Suppose any provision of this agreement is declared by any judicial or other competent body to be void, voidable, or otherwise unenforceable; parties may amend that provision or remove it from this agreement. The remaining provisions of this agreement shall remain in full force and effect.

30.) NOTICES

Any notice required by this agreement or given in connection with it shall be in writing and shall be given to the appropriate Party by personal delivery or by certified mail, postage prepaid, or recognized overnight delivery services at the following addresses (including email), and either Party may change the below addressees by reasonable notice in writing given to the other Party.

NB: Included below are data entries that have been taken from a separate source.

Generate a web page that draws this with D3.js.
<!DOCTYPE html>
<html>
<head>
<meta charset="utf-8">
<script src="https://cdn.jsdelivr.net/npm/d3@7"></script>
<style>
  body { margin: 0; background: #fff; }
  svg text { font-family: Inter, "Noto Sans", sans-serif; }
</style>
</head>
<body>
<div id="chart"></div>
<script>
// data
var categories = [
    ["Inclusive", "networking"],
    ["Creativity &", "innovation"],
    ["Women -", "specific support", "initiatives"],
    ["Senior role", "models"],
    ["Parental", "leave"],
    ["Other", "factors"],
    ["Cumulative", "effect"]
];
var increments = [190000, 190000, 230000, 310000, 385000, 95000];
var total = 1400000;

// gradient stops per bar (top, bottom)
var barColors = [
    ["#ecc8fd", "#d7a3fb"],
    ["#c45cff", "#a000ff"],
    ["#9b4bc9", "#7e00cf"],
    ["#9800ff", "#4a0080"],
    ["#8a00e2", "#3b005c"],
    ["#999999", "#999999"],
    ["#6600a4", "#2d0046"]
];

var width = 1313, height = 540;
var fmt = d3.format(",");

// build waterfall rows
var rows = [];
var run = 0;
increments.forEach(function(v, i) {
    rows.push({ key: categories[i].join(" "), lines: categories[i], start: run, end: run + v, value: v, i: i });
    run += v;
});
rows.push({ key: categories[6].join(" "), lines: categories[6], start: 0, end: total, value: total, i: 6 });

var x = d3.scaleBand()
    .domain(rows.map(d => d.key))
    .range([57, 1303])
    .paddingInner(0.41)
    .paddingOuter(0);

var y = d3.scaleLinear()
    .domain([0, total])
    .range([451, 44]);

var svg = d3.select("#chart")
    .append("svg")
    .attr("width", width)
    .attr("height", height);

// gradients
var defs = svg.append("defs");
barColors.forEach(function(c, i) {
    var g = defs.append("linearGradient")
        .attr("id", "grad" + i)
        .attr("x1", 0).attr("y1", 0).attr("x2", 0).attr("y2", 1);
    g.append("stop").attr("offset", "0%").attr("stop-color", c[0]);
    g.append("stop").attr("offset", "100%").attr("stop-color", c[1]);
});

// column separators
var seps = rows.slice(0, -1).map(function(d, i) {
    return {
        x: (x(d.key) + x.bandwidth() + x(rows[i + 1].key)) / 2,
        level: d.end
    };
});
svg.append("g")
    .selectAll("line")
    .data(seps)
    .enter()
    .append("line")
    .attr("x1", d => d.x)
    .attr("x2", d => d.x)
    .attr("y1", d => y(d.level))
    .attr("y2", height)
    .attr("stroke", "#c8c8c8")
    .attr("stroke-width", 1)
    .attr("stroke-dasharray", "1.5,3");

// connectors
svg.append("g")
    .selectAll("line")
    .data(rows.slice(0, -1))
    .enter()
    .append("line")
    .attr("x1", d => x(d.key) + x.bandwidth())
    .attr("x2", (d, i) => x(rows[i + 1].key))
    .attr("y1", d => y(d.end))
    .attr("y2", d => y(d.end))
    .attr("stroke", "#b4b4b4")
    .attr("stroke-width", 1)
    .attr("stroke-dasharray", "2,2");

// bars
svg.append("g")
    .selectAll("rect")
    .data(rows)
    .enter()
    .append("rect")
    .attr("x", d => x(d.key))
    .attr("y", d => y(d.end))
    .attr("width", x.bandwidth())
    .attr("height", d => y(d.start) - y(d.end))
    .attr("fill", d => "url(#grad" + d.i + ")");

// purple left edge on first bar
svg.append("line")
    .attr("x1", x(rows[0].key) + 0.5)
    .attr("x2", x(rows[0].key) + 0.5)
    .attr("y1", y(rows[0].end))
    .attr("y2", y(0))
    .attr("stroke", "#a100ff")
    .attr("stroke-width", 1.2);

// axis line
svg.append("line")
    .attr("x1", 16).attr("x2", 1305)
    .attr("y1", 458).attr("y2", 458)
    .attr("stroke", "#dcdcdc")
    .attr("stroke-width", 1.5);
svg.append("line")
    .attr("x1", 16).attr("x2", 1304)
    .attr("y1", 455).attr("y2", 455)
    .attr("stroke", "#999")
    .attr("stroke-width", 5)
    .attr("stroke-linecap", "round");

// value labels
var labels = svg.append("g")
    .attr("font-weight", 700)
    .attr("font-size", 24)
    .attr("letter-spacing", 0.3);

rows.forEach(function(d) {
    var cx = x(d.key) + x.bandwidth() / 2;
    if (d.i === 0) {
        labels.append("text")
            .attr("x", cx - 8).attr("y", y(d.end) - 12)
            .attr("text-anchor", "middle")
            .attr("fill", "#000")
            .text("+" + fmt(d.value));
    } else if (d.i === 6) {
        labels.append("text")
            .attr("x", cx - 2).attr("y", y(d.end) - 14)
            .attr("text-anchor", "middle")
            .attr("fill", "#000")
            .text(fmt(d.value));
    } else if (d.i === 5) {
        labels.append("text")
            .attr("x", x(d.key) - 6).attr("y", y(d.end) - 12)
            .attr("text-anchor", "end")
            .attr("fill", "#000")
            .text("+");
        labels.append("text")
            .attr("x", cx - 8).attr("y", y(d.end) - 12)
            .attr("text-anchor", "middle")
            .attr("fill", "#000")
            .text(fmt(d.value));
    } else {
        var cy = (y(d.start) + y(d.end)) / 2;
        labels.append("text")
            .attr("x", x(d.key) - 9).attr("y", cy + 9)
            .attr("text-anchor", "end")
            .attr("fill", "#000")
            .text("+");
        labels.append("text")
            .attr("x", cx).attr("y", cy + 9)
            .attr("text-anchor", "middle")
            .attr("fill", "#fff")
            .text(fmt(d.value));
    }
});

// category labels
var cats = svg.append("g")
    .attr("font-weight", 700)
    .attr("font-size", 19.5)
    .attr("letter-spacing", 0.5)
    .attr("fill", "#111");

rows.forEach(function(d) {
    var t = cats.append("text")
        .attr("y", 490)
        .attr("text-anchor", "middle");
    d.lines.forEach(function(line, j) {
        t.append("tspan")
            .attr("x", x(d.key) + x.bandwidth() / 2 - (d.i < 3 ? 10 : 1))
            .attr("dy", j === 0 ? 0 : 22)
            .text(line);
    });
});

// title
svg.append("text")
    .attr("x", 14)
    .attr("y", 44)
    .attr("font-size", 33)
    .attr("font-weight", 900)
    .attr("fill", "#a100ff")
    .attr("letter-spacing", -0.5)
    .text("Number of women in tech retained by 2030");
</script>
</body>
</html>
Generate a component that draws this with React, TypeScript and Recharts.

• Premier Construction Family LLC; 259 Hortontown rd, Hopewelljunction ny 12533

•Hudson Highlands Property Maintenance (HHPMGC LLC); 7 tano drive, Highland New York 12528

31.) COSTS

Each Party shall bear its costs incurred in the negotiation, preparation, and execution of this agreement.

32.) ENTIRE AGREEMENT

This agreement contains the entire understanding of the parties, and there are no commitments, agreements, or understandings between the Parties other than those expressly set forth herein. This agreement shall not be altered, waived, modified, or amended except in writing signed by the Parties hereto.

33.) GOVERNING LAW

This agreement shall be construed and enforced per the laws of the State of New York.

IN WITNESS WHEREOF, the Parties have executed this Partnership agreement at__________________________________________________ [DESIGNATE PLACE OF EXECUTION] at the day and year first above written.

Signed by the duly authorized representative of PREMIER CONSTRUCTION FAMILY LLC

Authorized Signature________________                                                                                  

Print Name and Title_________________

Signed by the duly authorized representative of HUDSON HIGHLANDS PROPERTY MAINTENANCE

Authorized Signature_________________

Print Name and Title__________________


 

 [MK1]Please note that this has already been covered under the Severability Section.

 

 [MK2]Kindly note that most non-compete clauses do not exceed  2 years and are specific on the restriction since the Courts are reluctant to enforce non-compete clauses because they limit a Party’s economic rights.

 

 [MK3]Please note that this is a repetition of Section 9 on confidentiality and non-disclosure.

 

 [MK4]Kindly note that this is contradictory. The essence of the Section is to prohibit both parties from exceeding their authority.

 

 [MK5]Kindly note that this is contradictory. The essence of the Section is to restrict both Partners from incurring debts on the Partnership’s behalf.